Il secondo atto è ambientato nelle terre natali. Dopo una lunga incubazione in cui, per quello che sappiamo, lo studio della prospettiva e le messe in scena teatrali sono state il luogo deputato ai suoi ragionamenti sull’architettura (con ciò che significa in quegli anni la scenografia per l’uso sempre più smaliziato della scienza prospettica, dell’apporto tecnico e dell’uso di materiali effimeri), dopo queste attività fondamentali, ma non univoche, Genga diventa architetto alla corte di Francesco Maria Della Rovere.

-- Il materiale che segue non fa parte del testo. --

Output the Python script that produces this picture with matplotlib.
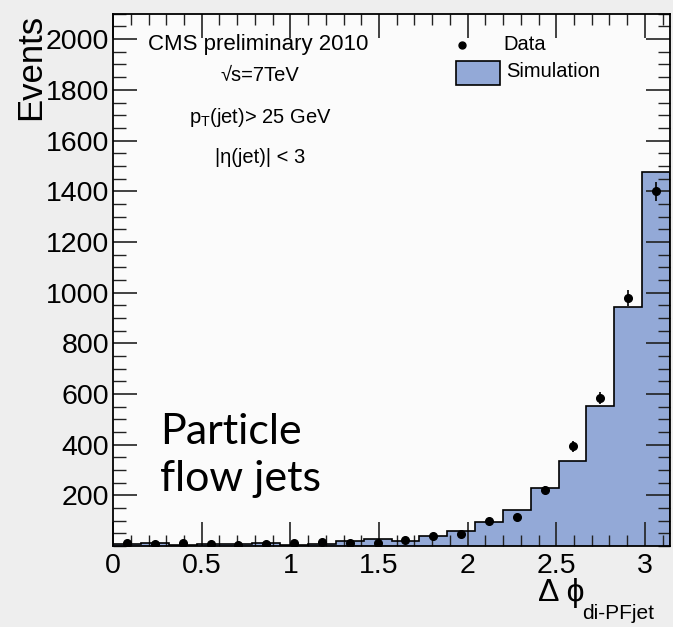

Con il suo nuovo ruolo, e soprattutto nella progettazione dell’Imperiale di Pesaro, Genga definisce l’indirizzo culturale del ducato coordinando artisti scelti e messi all’opera gomito a gomito – Camillo Mantovano, Raffaellino del Colle, Francesco Menzocchi, Bronzino, i due Dossi, probabilmente Nicolò dell’Abate e Pordenone – ai quali continua a fornire disegni tenendo insieme, presto coadiuvato dal figlio Bartolomeo, un progetto aggiornato sulle sofisticatezze della Maniera non facile da dirimere nei tempi, nelle mani, nei rapporti di forza (nel libro non mancano, in questo senso, spunti e chiarimenti). Pesaro diventa così un crocevia come lo sono negli stessi anni i cantieri gonzagheschi a Mantova o villa Doria a Genova, percorso da artisti e maestranze con una consequenzialità inusitata, sul campo di una gara, senza vincitori né vinti, tra arte e natura.